| Ala. | Jan 15, 1845

COLLIER, G. J.

It is provided by statute, that from any judgment, or order final of the Orphans’ Court, whether in vacation or term time, an appeal or writ of error, shall lie to the Circuit or Supreme Court, in the same manner as upon judgments of the Circuit Courts. [Clay’s Dig. 297, § 4.] The important inquiry in the present case is, whether the order of the Orphans’ Court is final, within the meaning of the act cited.
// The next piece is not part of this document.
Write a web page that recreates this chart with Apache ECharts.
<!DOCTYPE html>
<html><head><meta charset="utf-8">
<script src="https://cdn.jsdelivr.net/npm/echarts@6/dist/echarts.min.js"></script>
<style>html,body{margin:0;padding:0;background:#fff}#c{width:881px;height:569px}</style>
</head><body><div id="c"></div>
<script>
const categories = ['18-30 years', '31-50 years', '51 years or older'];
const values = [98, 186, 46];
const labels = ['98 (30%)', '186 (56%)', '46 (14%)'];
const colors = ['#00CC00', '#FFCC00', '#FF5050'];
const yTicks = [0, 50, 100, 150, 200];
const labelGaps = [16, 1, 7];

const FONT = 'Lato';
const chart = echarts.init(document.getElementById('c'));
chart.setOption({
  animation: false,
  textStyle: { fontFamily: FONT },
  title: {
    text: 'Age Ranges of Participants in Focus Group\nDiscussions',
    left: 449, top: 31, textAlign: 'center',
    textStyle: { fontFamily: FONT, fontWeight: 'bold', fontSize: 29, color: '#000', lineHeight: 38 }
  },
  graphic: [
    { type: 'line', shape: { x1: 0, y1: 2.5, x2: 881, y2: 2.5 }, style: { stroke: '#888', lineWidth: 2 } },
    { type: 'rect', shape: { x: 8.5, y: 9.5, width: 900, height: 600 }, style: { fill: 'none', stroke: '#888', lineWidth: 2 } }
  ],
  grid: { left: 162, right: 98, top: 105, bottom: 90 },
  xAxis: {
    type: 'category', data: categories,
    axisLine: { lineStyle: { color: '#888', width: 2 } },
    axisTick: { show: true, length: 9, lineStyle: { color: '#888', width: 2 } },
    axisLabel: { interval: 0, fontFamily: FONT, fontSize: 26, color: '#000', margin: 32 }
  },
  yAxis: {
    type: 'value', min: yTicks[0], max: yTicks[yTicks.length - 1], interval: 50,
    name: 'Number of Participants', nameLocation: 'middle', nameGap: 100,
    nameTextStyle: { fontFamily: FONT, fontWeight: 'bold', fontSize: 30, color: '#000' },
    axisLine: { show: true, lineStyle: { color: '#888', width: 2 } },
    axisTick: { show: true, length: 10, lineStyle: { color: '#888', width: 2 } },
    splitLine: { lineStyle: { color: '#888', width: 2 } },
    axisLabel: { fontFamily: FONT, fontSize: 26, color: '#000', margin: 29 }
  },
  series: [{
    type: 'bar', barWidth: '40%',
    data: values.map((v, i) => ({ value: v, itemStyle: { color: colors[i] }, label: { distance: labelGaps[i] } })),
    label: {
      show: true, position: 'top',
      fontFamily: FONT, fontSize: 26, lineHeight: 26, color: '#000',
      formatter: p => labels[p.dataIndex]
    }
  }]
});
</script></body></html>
The case of Merrill v. Jones, 8 Porter’s Rep. 554, is supposed by the petitioners’ counsel, to be similar to the one before *739us. There, it was alledged, that the administrator had not made a true inventory of the intestate’s estate, but had omitted to return several negroes, &e., and that the negroes had been carried away from the premises of the deceased by him. The administrator affirmed that the negroes were not the property of the estate, and a jury were impanneled to try the issue, who found that they were subject to distribution. Thereupon the Court ordered the administrator,to distribute the slaves among the distributees. This Court held, that the decree of the Orphans’ Court merely directed the administrator to proceed to make distribution according to the statute, of the slaves ascertained to belong to the estate. Whatever may be the merits or demerits of these proceedings, the decree is not a final settlement of the estate; no distribution was actually made, nor was there a decree ascertaining how much is due to each dis-tributee, or to the defendant in error as the sole distributee,”
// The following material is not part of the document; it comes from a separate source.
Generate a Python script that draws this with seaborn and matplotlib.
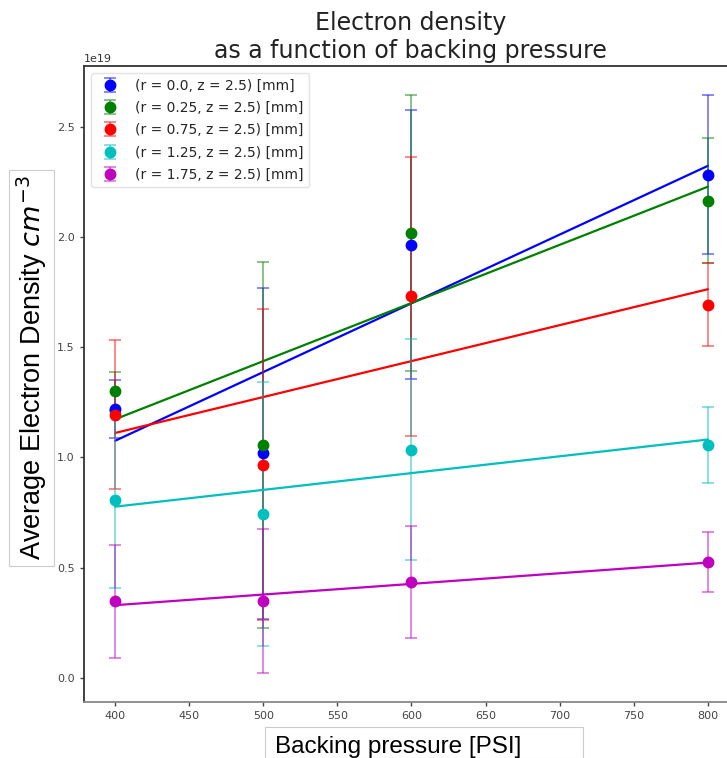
import numpy as np
import matplotlib
matplotlib.use("Agg")
import matplotlib.pyplot as plt
import seaborn as sns
from matplotlib.patches import Rectangle

# Backing pressure settings [PSI]
pressure = [400, 500, 600, 800]

# Probe positions (r, z) in mm
labels = [
    "(r = 0.0, z = 2.5) [mm]",
    "(r = 0.25, z = 2.5) [mm]",
    "(r = 0.75, z = 2.5) [mm]",
    "(r = 1.25, z = 2.5) [mm]",
    "(r = 1.75, z = 2.5) [mm]",
]
colors = ["b", "g", "r", "c", "m"]

# Average electron density [1e19 cm^-3] and its uncertainty
dens_r000 = [1.219, 1.018, 1.965, 2.282]
err_r000 = [0.133, 0.750, 0.610, 0.360]
dens_r025 = [1.300, 1.056, 2.017, 2.165]
err_r025 = [0.085, 0.830, 0.627, 0.282]
dens_r075 = [1.194, 0.967, 1.730, 1.693]
err_r075 = [0.337, 0.707, 0.634, 0.188]
dens_r125 = [0.805, 0.743, 1.035, 1.055]
err_r125 = [0.400, 0.600, 0.503, 0.172]
dens_r175 = [0.346, 0.349, 0.435, 0.525]
err_r175 = [0.258, 0.326, 0.255, 0.138]

densities = [dens_r000, dens_r025, dens_r075, dens_r125, dens_r175]
errors = [err_r000, err_r025, err_r075, err_r125, err_r175]
scale = 1e19

sns.set_style("ticks")
plt.rcParams["font.family"] = ["DejaVu Sans"]
plt.rcParams["mathtext.fontset"] = "dejavusans"

fig = plt.figure(figsize=(7.27, 7.58), dpi=100)
ax = fig.add_axes([0.1155, 0.0745, 0.899, 0.8385])

x = np.array(pressure, dtype=float)
handles = []
for dens, err, col, lab in zip(densities, errors, colors, labels):
    y = np.array(dens) * scale
    e = np.array(err) * scale
    h = ax.errorbar(x, y, yerr=e, fmt="o", color=col, ms=7.5, capsize=4,
                    elinewidth=1.2, capthick=1.2, label=lab)
    for part in h.lines[1] + h.lines[2]:
        part.set_alpha(0.55)
    handles.append(h)
    # least-squares trend line over the measured pressure range
    sns.regplot(x=x, y=y, ax=ax, ci=None, scatter=False, truncate=True,
                color=col, line_kws={"lw": 1.6})

ax.set_xlim(379, 820)
ax.set_ylim(-0.108e19, 2.776e19)
ax.set_xticks([400, 450, 500, 550, 600, 650, 700, 750, 800])
ax.set_yticks(np.array([0.0, 0.5, 1.0, 1.5, 2.0, 2.5]) * scale)
ax.tick_params(labelsize=8, labelcolor="#444444", color="#444444",
               length=3, width=1)
ax.yaxis.get_offset_text().set_fontsize(8)
ax.yaxis.get_offset_text().set_color("#333333")

for side in ["left", "top", "right"]:
    ax.spines[side].set_color("#333333")
    ax.spines[side].set_linewidth(1.3)
ax.spines["bottom"].set_color("#888888")
ax.spines["bottom"].set_linewidth(1.3)

ax.set_title("Electron density\nas a function of backing pressure",
             fontsize=17, color="#222222", pad=6, linespacing=1.2)

ax.set_ylabel("Average Electron Density $cm^{-3}$", fontsize=19.5,
              family="Liberation Sans", color="black",
              bbox=dict(boxstyle="square,pad=0.2", fc="white",
                        ec="#cccccc", lw=0.8))
ax.yaxis.set_label_coords(-0.054, 0.525)

ax.set_xlabel("Backing pressure [PSI]", fontsize=17.5,
              family="Liberation Sans", color="black")
ax.xaxis.set_label_coords(0.481, -0.055)
ax.xaxis.label.set_verticalalignment("top")
fig.patches.append(Rectangle((265 / 727, 0.0), (583 - 265) / 727,
                             (758 - 727) / 758, transform=fig.transFigure,
                             fill=False, ec="#cccccc", lw=0.8))

ax.legend(handles=handles, loc="upper left", fontsize=10, labelspacing=0.6,
          frameon=True, edgecolor="#dddddd")

fig.savefig("out.png", dpi=100)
The decree in that case merely directs the administrator to distribute the slaves, that is, to proceed in the performance of this duty as the statute directs. Some further proceeding was necessary, to ascertain, and recognize the distributees, to adjust their respective proportions, to appoint the commissioners to distribute, &c. But in the case at bar, all this was determined and settled by the order, and the shares of the petitioners were merely to be particularized by the commissioners, and the slaves set apart to each, delivered. This, by analogy to a decree in Chancery, is pro re nata, definitive of the rights of the parties. In Weatherford, et al. v. James, 2 Ala. Rep. 170, we say, that a decree is final which settles the rights of the parties in litigation, although it contain a reference to the master, to take an account and report what is due to the complainant. This conclusion has been repeatedly reaffirmed by us, and seems to be well supported by authority.

To make the order final, it is not necessary that all the dis-tributees should have united in the application to the Orphans’ Court; each distributee may proceed separately, and obtain a final decree in his favor. This is authorized by statute in a proper case.
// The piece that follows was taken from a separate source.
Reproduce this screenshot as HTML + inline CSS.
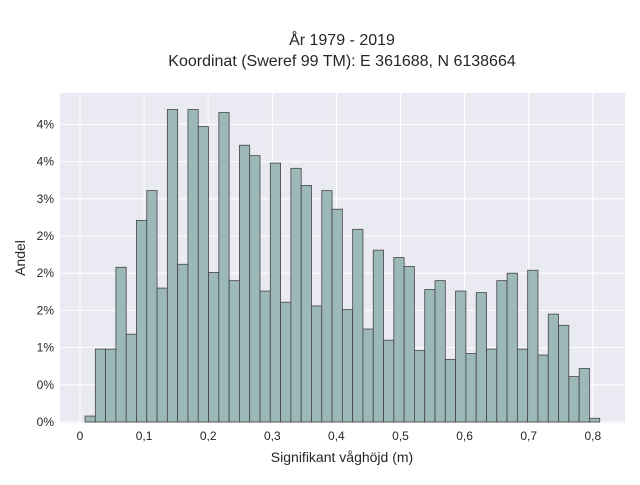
<!DOCTYPE html>
<html><head><meta charset="utf-8"><style>
body{margin:0;background:#fff;font-family:"Liberation Sans",sans-serif;}
svg text{font-family:"Liberation Sans",sans-serif;fill:#262626;}
</style></head><body>
<svg id="chart" width="640" height="480" viewBox="0 0 640 480" xmlns="http://www.w3.org/2000/svg">
<text x="342" y="45" text-anchor="middle" font-size="16">År 1979 - 2019</text>
<text x="342" y="66" text-anchor="middle" font-size="16">Koordinat (Sweref 99 TM): E 361688, N 6138664</text>
<rect x="60" y="93" width="565" height="330" fill="#eaeaf2"/>
<g id="grid"></g>
<g id="bars"></g>
<g id="ticks"></g>
<text x="342" y="462" text-anchor="middle" font-size="14">Signifikant våghöjd (m)</text>
<text x="25" y="258" text-anchor="middle" font-size="14" transform="rotate(-90 25 258)">Andel</text>
</svg>
<script>
const binStart = 0.0078;
const binWidth = 0.01606;
const shares = [0.08,0.98,0.98,2.08,1.18,2.71,3.11,1.80,4.20,2.12,4.20,3.97,2.01,4.16,1.90,3.72,3.58,1.76,3.48,1.61,3.41,3.18,1.56,3.11,2.86,1.51,2.59,1.25,2.31,1.10,2.21,2.09,0.96,1.78,1.90,0.84,1.76,0.92,1.74,0.98,1.90,2.00,0.98,2.04,0.90,1.45,1.30,0.61,0.72,0.05];
const xTicks = [0,0.1,0.2,0.3,0.4,0.5,0.6,0.7,0.8];
const xTickLabels = ["0","0,1","0,2","0,3","0,4","0,5","0,6","0,7","0,8"];
const yTicks = [0,0.5,1,1.5,2,2.5,3,3.5,4];
const yTickLabels = ["0%","0%","1%","2%","2%","2%","3%","4%","4%"];
const NS="http://www.w3.org/2000/svg";
const xs = v => 80 + v*641;
const ys = v => 422 - v*74.4;
const grid=document.getElementById('grid'), bars=document.getElementById('bars'), ticks=document.getElementById('ticks');
function mk(tag,attrs,parent){const e=document.createElementNS(NS,tag);for(const k in attrs)e.setAttribute(k,attrs[k]);parent.appendChild(e);return e;}
xTicks.forEach((t,i)=>{
  const l=mk('line',{x1:xs(t),x2:xs(t),y1:93,y2:423,stroke:'#fff','stroke-width':1},grid);
  
  
  const tx=mk('text',{x:xs(t),y:440,'text-anchor':'middle','font-size':12},ticks);
  tx.textContent=xTickLabels[i];
  
  
});
yTicks.forEach((t,i)=>{
  const l=mk('line',{x1:60,x2:625,y1:ys(t),y2:ys(t),stroke:'#fff','stroke-width':1},grid);
  
  
  const tx=mk('text',{x:54,y:ys(t)+4,'text-anchor':'end','font-size':12},ticks);
  tx.textContent=yTickLabels[i];
  
  
});
shares.forEach((v,i)=>{
  const x0=xs(binStart+i*binWidth), x1=xs(binStart+(i+1)*binWidth);
  const r=mk('rect',{x:x0,y:ys(v),width:x1-x0,height:ys(0)-ys(v),fill:'#9db8b8',stroke:'#444','stroke-width':0.8},bars);
  
  
});
</script>
</body></html>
Having determined that the order is final, the right of the administrator to sue out a writ of error follows as a consequence. The question then, as to the right of the distributees *740to an allotment of their shares, eighteen months having elapsed since the grant of administration, need not now be considered. But we would remark, that in Leavens v. Butler, et ux. 8 Porter’s Rep. 380, we held, that a legatee cannot, in all cases, immediately after the expiration of that time, coerce the payment of his legacy. Whether the law is the same in respect to a distributive share, we will not inquire.

It results from what has been said, that the prayer of the petitioners must be denied.